While I am sad it is the case, I must admit David+ is correct. When I see that someone is an academic theologian I take anything they say with a very large grain of salt, and remain wary until they are proven innocent, so to speak. All too often a phd is a badge of indoctrination, not knowledge, much less wisdom.
Bless you Alice. Professors who love to teach (and are good at it) are pearls without price. I learned more from three such souls (one in only a single semester-long course) than the couple dozen other professors I encountered over three institutions.

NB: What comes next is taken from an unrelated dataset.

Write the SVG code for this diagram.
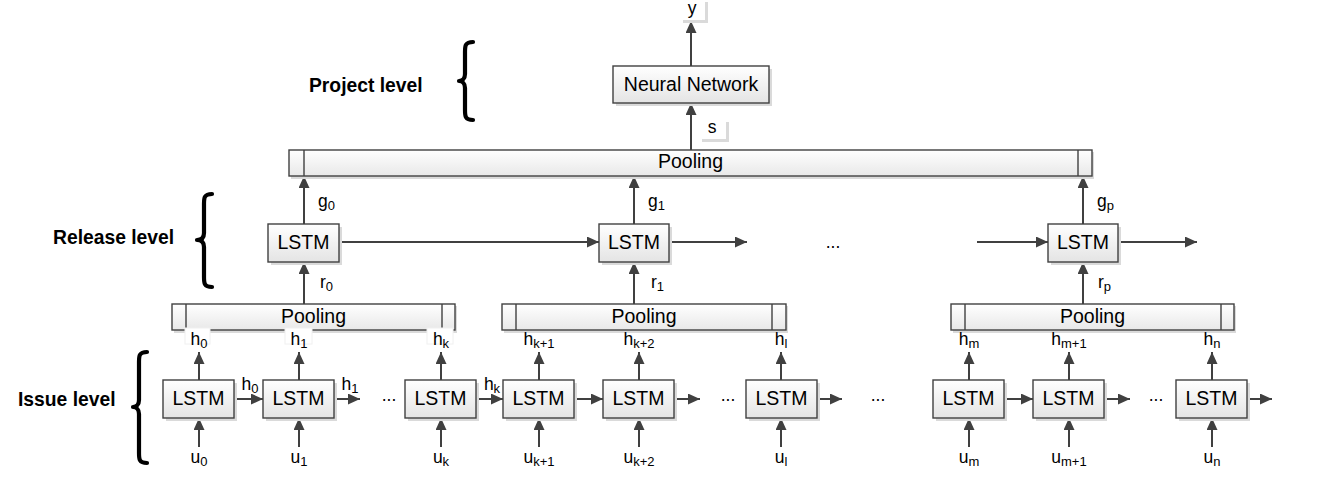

I do not think much of this piece (full disclosure: I have a Ph.D. and I am a History professor). In the first place, the author displays egregious ignorance when he writes:
“Transform the traditional dissertation. In the arts and humanities, where looming cutbacks will be most devastating, there is no longer a market for books modeled on the medieval dissertation, with more footnotes than text.”
The “medieval dissertation?” What medieval dissertation? All medieval degrees, bachelor’s, master’s and the doctorate, were granted after and as a result of a public oral no-holds-barred “disputation” on a subject, or series of subjects, related to the subject-matter which the holder of a doctorate was expected to “profess.” The dissertation was a 19th-Century German innovation which American universities picked up from the 1860s onwards, and British universities barely a century ago. So we see that a wide pool of ignorance lies below the glittering surface of this proposal.
Worse than its ignorance, though, is the faux “revolutionary” nature of the proposal. Since the 1960s (if not the 1940s) there has been a great tendency from the top universities on downwards to the most marginal college to try to sell a college education by stressing how it “opens doors” to “rewarding careers,” and with this comes a proliferation of professional- and commerce-oriented Majors and Minors. In other words, they have flung themselves into the world of pretentious “vocational training” masquerading as “liberal education” or “higher learning.” Taylor’s article is simply one more “daring proposal” to do what his employees and fellow-workers have been doing for the better part of the last half century.
Those who praise his article would, no doubt, have fallen for P. T. Barnum’s sign “To the egress,” thinking it some sort of exotic floral or faunal specimen. “La Trahison des Clercs” also comes to mind.
“A program in ‘Water’? Sounds like a great way to remake universities as machines to promote political agendas.”
I think Taylor, in the midst of a free market rant, stumbles on a pretty good idea: networked departments oriented toward social problems. As long as those departments *complemented* existing ones, that could be quite beneficial. Basically, it all depends on how it’s organized.